Storicamente gli italiani hanno sempre mantenuto un legame strettissimo con la propria abitazione, difficilmente riscontrabile in altre società avanzate.
La casa ha rappresentato un simbolo del vincolo tra generazioni, un patrimonio costruito con il lavoro, che veniva poi tramandato ai figli e ai nipoti.
Questo valore era assolutamente indiscusso sino a che, negli ultimi anni, la società non è stata attraversata da una serie di cambiamenti radicali, che hanno inciso profondamente in vari ambiti. In passato, un lavoro stabile era un’opportunità che giungeva di frequente e l’acquisto di una casa rappresentava il coronamento dei sacrifici fatti, un fattore fondamentale della costruzione dell’identità della persona e della famiglia.
Le nuove generazioni – in particolare i Millennials – vivono una vita molto differente dai loro genitori. Sono generazioni Erasmus, cresciute spostandosi con Ryanair, attente a coltivare lo studio di più lingue, tra le più scolarizzate che l’Italia abbia avuto in passato, che, d’altro canto, hanno dovuto metabolizzare la necessità di muoversi per raggiungere delle opportunità migliori e concetti come la precarietà e la temporaneità di un’occupazione.
Queste novità influiscono certamente sul modo di “sentire” la casa, che non è più percepita come un bene di famiglia, da conservare e tramandare. Anzi, oltre a non creare “appartenenza”, non deve costituire un ostacolo alla mobilità.
Dalle ricerche emerge che la casa per i trentenni è soprattutto un servizio, un modo di vivere in un contesto, uno strumento che serve a soddisfare al contempo più esigenze. Deve essere un luogo modulabile, per abitare, ma anche per lavorare. Può essere di superficie contenuta, ma fondamentale è la location, che deve offrire opportunità di socializzazione e lavoro. Uno spazio fluido, che possa essere utilizzato per il tempo necessario e che possa essere facilmente cambiato – adatto a una società che, appunto, è stata definita “liquida”, con famiglie ad assetto variabile, senza il commitment di una vita.
Ecco che sono state identificate le nuove definizioni della casa “taxy”, della casa “tenda” che – pur se ipertecnologica e connessa – sta sempre più prendendo il posto del mattone nella rappresentazione della nostra società.

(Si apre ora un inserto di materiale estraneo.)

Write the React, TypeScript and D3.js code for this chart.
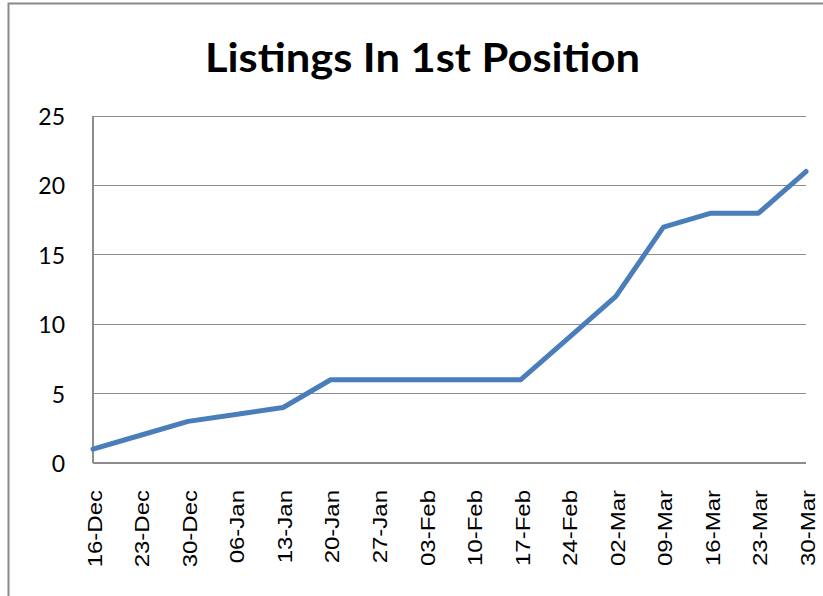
import React from "react";
import * as d3 from "d3";

const categories = ["16-Dec","23-Dec","30-Dec","06-Jan","13-Jan","20-Jan","27-Jan","03-Feb","10-Feb","17-Feb","24-Feb","02-Mar","09-Mar","16-Mar","23-Mar","30-Mar"];
const values = [1, 2, 3, 3.5, 4, 6, 6, 6, 6, 6, 9, 12, 17, 18, 18, 21];
const yTicks = [0, 5, 10, 15, 20, 25];
const title = "Listings In 1st Position";

export default function App() {
  const W = 823, H = 596;
  const left = 93, right = 806, top = 116, bottom = 463;
  const x = d3.scalePoint<string>().domain(categories).range([left, right]);
  const y = d3.scaleLinear().domain([0, 25]).range([bottom, top]);
  const line = d3.line<number>()
    .x((_, i) => x(categories[i]) as number)
    .y((d) => y(d));
  return (
    <svg width={W} height={H} style={{ position: "absolute", left: 0, top: 0, background: "#fff" }}>
      <rect x={8.5} y={3.5} width={900} height={700} fill="#fff" stroke="#8a8a8a" strokeWidth={2} />
      <text x={422.5} y={72} textAnchor="middle" textLength={435} lengthAdjust="spacingAndGlyphs" fontFamily="Lato, 'Open Sans', sans-serif" fontWeight="bold" fontSize={41} fill="#000">{title}</text>
      {yTicks.filter((t) => t > 0).map((t) => (
        <line key={t} x1={left} x2={right} y1={y(t)} y2={y(t)} stroke="#8c8c8c" strokeWidth={1} shapeRendering="crispEdges" />
      ))}
      <line x1={left} x2={left} y1={top} y2={bottom} stroke="#8c8c8c" strokeWidth={1.5} shapeRendering="crispEdges" />
      <line x1={left} x2={right} y1={bottom} y2={bottom} stroke="#8c8c8c" strokeWidth={1.5} shapeRendering="crispEdges" />
      {yTicks.map((t) => (
        <text key={t} x={65} y={y(t)} textAnchor="end" dominantBaseline="central" fontFamily="Lato, 'Open Sans', sans-serif" fontSize={23} fill="#000">{t}</text>
      ))}
      {categories.map((c) => (
        <text key={c} transform={`translate(${(x(c) as number) + 2},490) rotate(-90) scale(1.2,1)`} textAnchor="end" dominantBaseline="central" fontFamily="'Liberation Sans', Arial, sans-serif" fontSize={20} fill="#000">{c}</text>
      ))}
      <path d={line(values) || ""} fill="none" stroke="#4a7ebb" strokeWidth={5} strokeLinejoin="round" strokeLinecap="round" />
    </svg>
  );
}
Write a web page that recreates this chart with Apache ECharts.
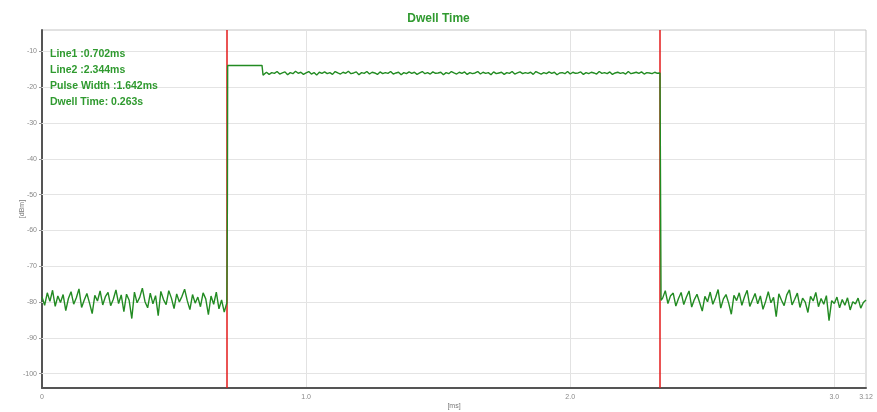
<!DOCTYPE html>
<html>
<head>
<meta charset="utf-8">
<script src="https://cdn.jsdelivr.net/npm/echarts@6/dist/echarts.min.js"></script>
<style>html,body{margin:0;padding:0;background:#fff}#c{width:877px;height:412px}</style>
</head>
<body>
<div id="c"></div>
<script>
// ---- data ----
const chartTitle = 'Dwell Time';
const infoLines = ['Line1 :0.702ms', 'Line2 :2.344ms', 'Pulse Width :1.642ms', 'Dwell Time: 0.263s'];
const markerTimes = [0.702, 2.344];
const yTicks = [-10, -20, -30, -40, -50, -60, -70, -80, -90, -100];
const xTicks = [0, 1, 2, 3, 3.12];
const xTickLabels = ['0', '1.0', '2.0', '3.0', '3.12'];
const sampleStep = 0.01;

// noise floor before pulse (t = 0 .. 0.70)
const seg1Start = 0;
const seg1 = [-78.6,-80.9,-77.4,-79.8,-76.7,-81.2,-78.3,-80.1,-77.9,-82.4,
-79.0,-77.1,-80.6,-78.8,-76.3,-81.5,-79.4,-77.6,-80.3,-83.2,
-78.1,-79.7,-76.9,-80.8,-78.5,-77.3,-81.0,-79.2,-76.6,-80.4,
-78.0,-82.7,-77.8,-79.5,-84.6,-77.2,-80.2,-78.7,-76.1,-79.9,
-81.6,-77.5,-80.5,-78.2,-83.8,-77.0,-79.3,-80.7,-76.8,-78.9,
-81.8,-77.7,-80.0,-78.4,-76.4,-79.6,-82.1,-77.9,-80.3,-78.6,
-81.3,-77.4,-79.1,-83.5,-78.3,-80.6,-77.2,-81.9,-79.4,-82.8,-80.2];

// rising edge and initial step
const riseTimes = [0.702, 0.702, 0.703, 0.833, 0.837];
const riseValues = [-80.5, -52.0, -13.9, -13.9, -16.6];

// pulse plateau (t = 0.84 .. 2.34)
const seg2Start = 0.84;
const seg2 = [-16.2,-15.8,-16.4,-15.9,-16.1,-15.6,-16.3,-16.0,-15.7,-16.5,
-15.9,-16.2,-15.5,-16.1,-15.8,-16.4,-16.0,-15.6,-16.3,-15.9,
-16.6,-15.8,-16.1,-15.7,-16.2,-15.9,-16.4,-15.6,-16.0,-16.3,
-15.8,-16.1,-15.5,-16.2,-16.0,-15.7,-16.5,-15.9,-16.1,-15.6,
-16.3,-15.8,-16.0,-16.4,-15.7,-16.2,-15.9,-16.1,-15.6,-16.3,
-16.0,-15.8,-16.5,-15.9,-16.2,-15.7,-16.1,-15.8,-16.4,-16.0,
-15.6,-16.2,-15.9,-16.3,-15.7,-16.1,-16.0,-15.8,-16.5,-15.9,
-16.2,-15.6,-16.0,-16.3,-15.8,-16.1,-15.7,-16.4,-15.9,-16.2,
-16.0,-15.6,-16.3,-15.8,-16.1,-15.9,-16.5,-15.7,-16.2,-16.0,
-15.8,-16.4,-15.9,-16.1,-15.6,-16.3,-16.0,-15.7,-16.2,-15.9,
-16.1,-15.8,-16.4,-15.6,-16.0,-16.3,-15.9,-16.2,-15.7,-16.1,
-15.8,-16.5,-16.0,-15.9,-16.2,-15.6,-16.3,-15.8,-16.1,-16.0,
-15.7,-16.4,-15.9,-16.2,-15.8,-16.0,-16.3,-15.6,-16.1,-15.9,
-16.2,-15.7,-16.4,-16.0,-15.8,-16.1,-15.9,-16.3,-15.6,-16.2,
-16.0,-15.8,-16.1,-15.7,-16.3,-15.9,-16.0,-16.2,-15.8,-16.1,-16.0];

// falling edge
const fallTimes = [2.344, 2.344];
const fallValues = [-16.0, -79.5];

// noise floor after pulse (t = 2.35 .. 3.12)
const seg3Start = 2.35;
const seg3 = [-78.9,-76.8,-80.4,-78.2,-77.5,-81.1,-79.0,-77.3,-80.7,-78.6,
-76.9,-81.4,-79.3,-77.8,-80.1,-82.5,-78.4,-79.9,-77.2,-80.6,
-78.8,-76.5,-81.7,-79.1,-77.9,-80.3,-83.4,-78.1,-79.6,-77.4,
-80.9,-78.5,-76.7,-81.2,-79.4,-77.6,-80.5,-78.3,-82.0,-79.8,
-77.1,-80.2,-78.7,-84.1,-77.7,-79.5,-81.0,-78.0,-76.6,-80.8,
-79.2,-77.5,-81.5,-78.9,-80.0,-82.9,-78.4,-79.7,-77.3,-81.3,
-79.0,-80.6,-78.2,-85.2,-79.6,-80.4,-78.6,-81.6,-79.3,-80.9,
-78.8,-82.2,-79.9,-80.5,-78.9,-81.7,-80.1,-79.4];

// ---- build ----
function sampled(start, vals) { return vals.map((v, i) => [+(start + i * sampleStep).toFixed(4), v]); }
function paired(ts, vs) { return ts.map((t, i) => [t, vs[i]]); }
const trace = [].concat(
  sampled(seg1Start, seg1),
  paired(riseTimes, riseValues),
  sampled(seg2Start, seg2),
  paired(fallTimes, fallValues),
  sampled(seg3Start, seg3)
);

const green = '#2f9a2f';
const chart = echarts.init(document.getElementById('c'));
chart.setOption({
  animation: false,
  backgroundColor: '#fff',
  title: {
    text: chartTitle, left: 'center', top: 8,
    textStyle: { color: green, fontSize: 12, fontWeight: 'bold', fontFamily: 'Liberation Sans, Arial, sans-serif' }
  },
  graphic: infoLines.map((t, i) => ({
    type: 'text', left: 50, top: 49 + i * 15.8, silent: true, z: 100,
    style: { text: t, fill: green, font: 'bold 10.5px "Liberation Sans", Arial, sans-serif' }
  })),
  grid: { left: 42, right: 11, top: 30, bottom: 24, show: true, borderColor: '#c4c4c4', borderWidth: 1, containLabel: false, outerBoundsMode: 'none' },
  xAxis: {
    type: 'value', min: 0, max: 3.12, interval: 1,
    name: '[ms]', nameLocation: 'middle', nameGap: 15, nameMoveOverlap: false,
    nameTextStyle: { color: '#777', fontSize: 7 },
    axisLine: { show: true, onZero: false, lineStyle: { color: '#555', width: 2 } },
    axisTick: { show: false },
    axisLabel: {
      color: '#888', fontSize: 7, margin: 6,
      customValues: xTicks,
      formatter: v => { const k = xTicks.findIndex(t => Math.abs(t - v) < 1e-6); return k >= 0 ? xTickLabels[k] : ''; }
    },
    splitLine: { show: true, lineStyle: { color: '#e2e2e2', width: 1 } }
  },
  yAxis: {
    type: 'value', min: -104, max: -4,
    name: '[dBm]', nameLocation: 'middle', nameGap: 16, nameRotate: 90, nameMoveOverlap: false,
    nameTextStyle: { color: '#777', fontSize: 7 },
    axisLine: { show: true, onZero: false, lineStyle: { color: '#555', width: 2 } },
    axisTick: { show: true, customValues: yTicks, length: 3, inside: false, lineStyle: { color: '#999' } },
    axisLabel: { color: '#888', fontSize: 7, margin: 5, customValues: yTicks, formatter: v => String(v) },
    splitLine: { show: false }
  },
  series: [
    {
      type: 'line', data: [], silent: true,
      markLine: {
        symbol: ['none', 'none'], silent: true, label: { show: false }, z: 1,
        lineStyle: { color: '#e4e4e4', width: 1, type: 'solid' },
        data: yTicks.map(v => ({ yAxis: v }))
      }
    },
    {
      type: 'line', data: trace, showSymbol: false, symbol: 'none', z: 5,
      lineStyle: { color: '#228b22', width: 1.4 },
      markLine: {
        symbol: ['none', 'none'], silent: true, label: { show: false },
        lineStyle: { color: '#e31a1a', width: 1.5, type: 'solid' },
        data: markerTimes.map(t => ({ xAxis: t }))
      }
    }
  ]
});
</script>
</body>
</html>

È evidente che questo trend determini un prepotente ritorno alla locazione di immobili, che infatti – beneficiando di rapporti sempre più modulabili e temporizzati – sta acquistando sempre più interesse, anche per gli investitori istituzionali.
Ma quali altre possibilità potrebbe cercare di soddisfare questa nuova tendenza, senza limitarsi alla locazione?
Una misura utile potrebbe essere quella di ulteriormente agevolare la fiscalità delle permute immobiliari, sia di quelle tra privati (dove la fiscalità resta alta, se uno dei due immobili non è prima casa), sia di quelle tra privati e operatori, che potrebbero offrire in permuta case più “verdi” e tecnologicamente avanzate, impegnarsi poi a rimettere sul mercato, una volta riqualificate, abitazioni più energivore di vecchia realizzazione.
Altra iniziativa utile potrebbe essere agevolare, per gli immobili residenziali, la fiscalità del rent to buy, il patto di futura vendita, in linea con quanto è stato recentemente fatto per il leasing abitativo.
In ogni caso, per rendere davvero appetibile per gli investitori l’asset class dell’immobiliare residenziale a reddito, occorrono adeguate misure di protezione di tale investimento nel lungo periodo, sia di natura processuale, rispetto alla morosità colpevole, sia di natura fiscale, per renderla competitiva con gli altri paesi avanzati.